## Begin

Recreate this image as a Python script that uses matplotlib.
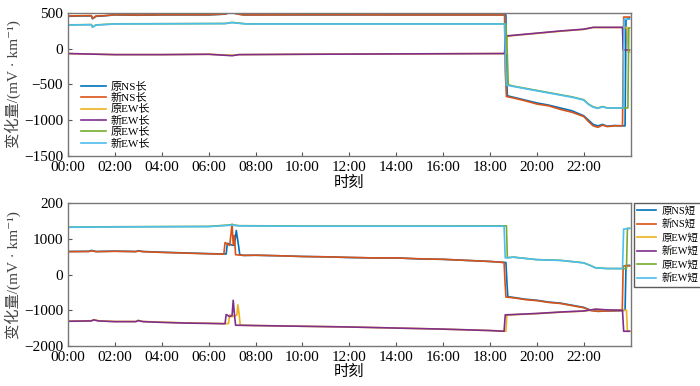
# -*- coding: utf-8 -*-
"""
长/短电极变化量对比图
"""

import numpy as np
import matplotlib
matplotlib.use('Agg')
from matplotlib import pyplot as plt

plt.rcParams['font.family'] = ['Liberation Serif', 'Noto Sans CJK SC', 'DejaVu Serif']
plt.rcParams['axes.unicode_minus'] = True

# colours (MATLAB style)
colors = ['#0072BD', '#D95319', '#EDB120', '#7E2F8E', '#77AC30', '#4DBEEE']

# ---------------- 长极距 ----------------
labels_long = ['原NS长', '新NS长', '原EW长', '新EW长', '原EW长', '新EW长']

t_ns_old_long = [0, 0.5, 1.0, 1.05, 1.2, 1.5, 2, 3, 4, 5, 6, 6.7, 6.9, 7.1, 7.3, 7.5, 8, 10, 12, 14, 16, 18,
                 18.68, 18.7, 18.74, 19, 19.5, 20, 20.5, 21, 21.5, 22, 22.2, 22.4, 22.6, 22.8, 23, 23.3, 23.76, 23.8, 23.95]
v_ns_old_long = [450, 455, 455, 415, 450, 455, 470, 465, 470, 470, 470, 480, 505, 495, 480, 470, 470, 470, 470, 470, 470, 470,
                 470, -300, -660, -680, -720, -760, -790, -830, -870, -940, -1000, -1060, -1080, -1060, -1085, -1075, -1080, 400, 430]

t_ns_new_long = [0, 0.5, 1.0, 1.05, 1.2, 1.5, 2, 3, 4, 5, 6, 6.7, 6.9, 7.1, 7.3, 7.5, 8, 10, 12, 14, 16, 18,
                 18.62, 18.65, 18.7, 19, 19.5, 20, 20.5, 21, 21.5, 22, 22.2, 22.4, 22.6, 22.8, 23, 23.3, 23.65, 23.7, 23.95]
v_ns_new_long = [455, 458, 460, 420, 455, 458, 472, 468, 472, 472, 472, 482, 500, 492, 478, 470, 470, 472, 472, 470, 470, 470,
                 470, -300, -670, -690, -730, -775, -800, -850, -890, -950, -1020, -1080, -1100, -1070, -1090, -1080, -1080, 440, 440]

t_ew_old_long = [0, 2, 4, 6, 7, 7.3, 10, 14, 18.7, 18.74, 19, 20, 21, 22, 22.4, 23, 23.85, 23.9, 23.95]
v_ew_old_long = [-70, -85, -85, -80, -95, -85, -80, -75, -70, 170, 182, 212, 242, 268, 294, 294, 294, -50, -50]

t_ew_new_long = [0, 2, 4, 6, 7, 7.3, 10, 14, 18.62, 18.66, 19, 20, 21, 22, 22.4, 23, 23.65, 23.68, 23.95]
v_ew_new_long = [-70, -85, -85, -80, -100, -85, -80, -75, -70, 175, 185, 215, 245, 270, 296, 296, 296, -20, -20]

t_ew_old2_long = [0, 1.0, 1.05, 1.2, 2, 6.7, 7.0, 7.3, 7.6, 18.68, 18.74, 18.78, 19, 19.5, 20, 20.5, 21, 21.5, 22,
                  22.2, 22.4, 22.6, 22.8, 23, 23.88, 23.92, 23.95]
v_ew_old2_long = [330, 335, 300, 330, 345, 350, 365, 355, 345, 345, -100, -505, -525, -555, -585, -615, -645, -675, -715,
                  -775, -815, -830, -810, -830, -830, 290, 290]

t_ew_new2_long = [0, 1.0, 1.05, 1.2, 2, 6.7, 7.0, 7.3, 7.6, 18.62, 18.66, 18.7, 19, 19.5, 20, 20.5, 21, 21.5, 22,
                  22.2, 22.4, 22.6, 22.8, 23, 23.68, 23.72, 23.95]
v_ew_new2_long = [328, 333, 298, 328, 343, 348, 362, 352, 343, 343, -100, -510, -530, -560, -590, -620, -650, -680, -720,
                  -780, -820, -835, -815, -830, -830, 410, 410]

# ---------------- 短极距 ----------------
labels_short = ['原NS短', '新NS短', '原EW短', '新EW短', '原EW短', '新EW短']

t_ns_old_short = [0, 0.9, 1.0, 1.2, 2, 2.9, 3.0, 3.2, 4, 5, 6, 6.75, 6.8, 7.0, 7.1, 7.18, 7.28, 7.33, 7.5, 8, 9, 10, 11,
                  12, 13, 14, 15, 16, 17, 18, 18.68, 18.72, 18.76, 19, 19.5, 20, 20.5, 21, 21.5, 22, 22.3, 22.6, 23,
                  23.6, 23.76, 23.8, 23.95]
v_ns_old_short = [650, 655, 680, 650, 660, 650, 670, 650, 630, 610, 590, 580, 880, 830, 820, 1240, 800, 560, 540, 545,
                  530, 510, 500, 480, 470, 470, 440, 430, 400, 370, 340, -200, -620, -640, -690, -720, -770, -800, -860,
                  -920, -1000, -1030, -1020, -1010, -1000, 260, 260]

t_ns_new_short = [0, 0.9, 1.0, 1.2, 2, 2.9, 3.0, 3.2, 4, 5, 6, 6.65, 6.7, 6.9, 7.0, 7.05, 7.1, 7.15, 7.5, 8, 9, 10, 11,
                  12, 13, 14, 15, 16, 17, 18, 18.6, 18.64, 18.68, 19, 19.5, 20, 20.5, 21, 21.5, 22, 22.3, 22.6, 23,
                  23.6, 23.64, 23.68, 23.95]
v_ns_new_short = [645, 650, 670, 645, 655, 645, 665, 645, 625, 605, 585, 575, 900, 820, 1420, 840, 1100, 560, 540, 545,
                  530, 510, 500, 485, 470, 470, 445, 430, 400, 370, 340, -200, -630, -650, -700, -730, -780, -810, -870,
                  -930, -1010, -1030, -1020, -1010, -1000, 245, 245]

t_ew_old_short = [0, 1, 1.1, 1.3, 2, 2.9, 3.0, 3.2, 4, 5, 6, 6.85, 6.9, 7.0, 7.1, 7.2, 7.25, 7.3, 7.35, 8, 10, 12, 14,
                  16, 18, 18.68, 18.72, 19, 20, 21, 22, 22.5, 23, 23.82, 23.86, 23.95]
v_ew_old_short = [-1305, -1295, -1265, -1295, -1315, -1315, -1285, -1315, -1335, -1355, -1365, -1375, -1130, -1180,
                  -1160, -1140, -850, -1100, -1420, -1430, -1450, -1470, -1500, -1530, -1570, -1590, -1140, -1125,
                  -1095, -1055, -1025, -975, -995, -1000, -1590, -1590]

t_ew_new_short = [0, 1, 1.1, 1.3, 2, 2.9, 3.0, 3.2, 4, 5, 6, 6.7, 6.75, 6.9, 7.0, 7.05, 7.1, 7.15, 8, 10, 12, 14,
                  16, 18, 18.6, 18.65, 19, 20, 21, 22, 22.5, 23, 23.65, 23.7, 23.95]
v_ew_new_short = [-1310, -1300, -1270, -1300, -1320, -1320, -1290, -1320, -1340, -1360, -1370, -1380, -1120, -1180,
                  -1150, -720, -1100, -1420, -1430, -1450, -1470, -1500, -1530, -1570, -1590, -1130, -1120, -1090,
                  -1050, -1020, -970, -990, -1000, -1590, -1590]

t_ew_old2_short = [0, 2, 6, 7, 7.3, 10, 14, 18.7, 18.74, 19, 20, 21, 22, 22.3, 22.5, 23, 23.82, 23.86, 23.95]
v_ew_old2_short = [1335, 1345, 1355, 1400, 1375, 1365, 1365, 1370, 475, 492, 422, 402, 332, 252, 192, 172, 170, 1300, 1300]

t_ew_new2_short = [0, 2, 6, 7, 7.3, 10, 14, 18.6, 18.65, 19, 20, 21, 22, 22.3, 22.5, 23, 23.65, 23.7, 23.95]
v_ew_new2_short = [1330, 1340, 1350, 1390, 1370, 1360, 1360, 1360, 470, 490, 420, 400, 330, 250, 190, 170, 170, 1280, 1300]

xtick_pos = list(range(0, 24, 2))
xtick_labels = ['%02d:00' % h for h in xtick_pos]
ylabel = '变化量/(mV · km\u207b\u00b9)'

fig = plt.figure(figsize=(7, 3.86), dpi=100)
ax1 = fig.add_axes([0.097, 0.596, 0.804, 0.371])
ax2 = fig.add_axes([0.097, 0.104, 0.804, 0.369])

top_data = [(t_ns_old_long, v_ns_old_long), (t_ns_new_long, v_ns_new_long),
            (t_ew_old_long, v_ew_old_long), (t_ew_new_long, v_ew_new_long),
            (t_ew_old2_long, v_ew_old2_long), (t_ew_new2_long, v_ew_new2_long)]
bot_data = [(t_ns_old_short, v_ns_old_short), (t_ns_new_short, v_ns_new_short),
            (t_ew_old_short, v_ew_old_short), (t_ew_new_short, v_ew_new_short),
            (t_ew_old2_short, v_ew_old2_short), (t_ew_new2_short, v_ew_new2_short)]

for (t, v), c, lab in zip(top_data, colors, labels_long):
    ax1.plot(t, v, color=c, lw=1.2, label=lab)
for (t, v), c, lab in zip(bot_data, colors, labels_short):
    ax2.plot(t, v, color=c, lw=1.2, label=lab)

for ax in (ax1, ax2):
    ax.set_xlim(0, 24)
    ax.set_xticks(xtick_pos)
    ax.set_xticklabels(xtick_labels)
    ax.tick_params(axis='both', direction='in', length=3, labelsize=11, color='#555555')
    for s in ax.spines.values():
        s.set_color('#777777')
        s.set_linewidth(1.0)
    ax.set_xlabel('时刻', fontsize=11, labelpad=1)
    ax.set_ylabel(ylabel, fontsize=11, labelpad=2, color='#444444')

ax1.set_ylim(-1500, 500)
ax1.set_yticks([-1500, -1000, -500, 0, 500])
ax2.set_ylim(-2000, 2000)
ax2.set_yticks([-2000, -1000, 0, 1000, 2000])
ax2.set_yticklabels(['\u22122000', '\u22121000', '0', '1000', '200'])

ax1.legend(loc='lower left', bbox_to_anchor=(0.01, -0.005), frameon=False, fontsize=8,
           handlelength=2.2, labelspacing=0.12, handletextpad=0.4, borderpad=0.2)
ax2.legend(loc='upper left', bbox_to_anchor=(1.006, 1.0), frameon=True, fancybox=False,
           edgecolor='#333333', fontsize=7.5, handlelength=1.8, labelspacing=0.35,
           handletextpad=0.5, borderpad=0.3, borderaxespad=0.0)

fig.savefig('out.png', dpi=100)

## End

● Short problem
Return only the lines from the start of the data through the line that contains "-1080, 400, 430]", please, copying them exactly and omitting all pictures.

● Written answer
Recreate this image as a Python script that uses matplotlib.
# -*- coding: utf-8 -*-
"""
长/短电极变化量对比图
"""

import numpy as np
import matplotlib
matplotlib.use('Agg')
from matplotlib import pyplot as plt

plt.rcParams['font.family'] = ['Liberation Serif', 'Noto Sans CJK SC', 'DejaVu Serif']
plt.rcParams['axes.unicode_minus'] = True

# colours (MATLAB style)
colors = ['#0072BD', '#D95319', '#EDB120', '#7E2F8E', '#77AC30', '#4DBEEE']

# ---------------- 长极距 ----------------
labels_long = ['原NS长', '新NS长', '原EW长', '新EW长', '原EW长', '新EW长']

t_ns_old_long = [0, 0.5, 1.0, 1.05, 1.2, 1.5, 2, 3, 4, 5, 6, 6.7, 6.9, 7.1, 7.3, 7.5, 8, 10, 12, 14, 16, 18,
                 18.68, 18.7, 18.74, 19, 19.5, 20, 20.5, 21, 21.5, 22, 22.2, 22.4, 22.6, 22.8, 23, 23.3, 23.76, 23.8, 23.95]
v_ns_old_long = [450, 455, 455, 415, 450, 455, 470, 465, 470, 470, 470, 480, 505, 495, 480, 470, 470, 470, 470, 470, 470, 470,
                 470, -300, -660, -680, -720, -760, -790, -830, -870, -940, -1000, -1060, -1080, -1060, -1085, -1075, -1080, 400, 430]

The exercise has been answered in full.